Get started on your vows one month before the wedding.
By then, all your planning and decision-making will be nearly finished, and you can focus your mind and heart squarely on the day's emotion. Try not to worry about the writing itself. The sentiment is the most important aspect of this first step.
Schedule some alone time to write your vows independently before sharing them with your significant other. You don't want to influence each other—it should be personal.
Ask yourself questions.
How did you fall in love? What do you admire about your future partner? What do you hope for your future together? Why have you chosen to spend the rest of your life with this person? What do you love most about him or her? Take time to really think about your answers, so they translate easily into vows.
Look to literature.
Once you've gathered your own thoughts, scour books and poems that you love to read.
Focus on what marriage means to you. What are you saying yes to? Think about the good times (and model relationships in your life), but consider all of the stumbling blocks in your relationship, too.
Turn to tradition.
Look to classic wedding vows for any wording or covenants that you'd like to update and incorporate into your own vows. For example, you might want to replace "till death do us part" with "as long as we both shall live."

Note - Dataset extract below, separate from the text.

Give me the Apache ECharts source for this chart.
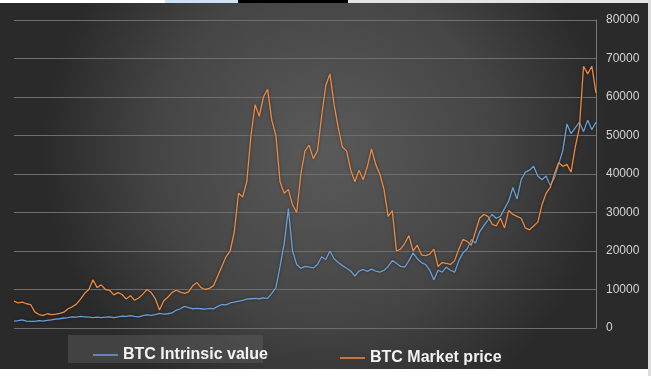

Don't worry about being funny.
Reciting your wedding vows is a promise of love and commitment—not an open-mic night at your favorite comedy club. Don't try and force the funny. Instead, focus on keeping the positive upbeat and celebratory.
Mention the rings.
Be sure to draft a line that signals to the officiant and best man that it's time to put a ring on it. These "ring vows" are short, no more than one or two sentences. "With this ring, I thee wed" is the most universally recognizable phrasing, but some couples choose other messages like "With this ring our hands, like our lives, are joined forever."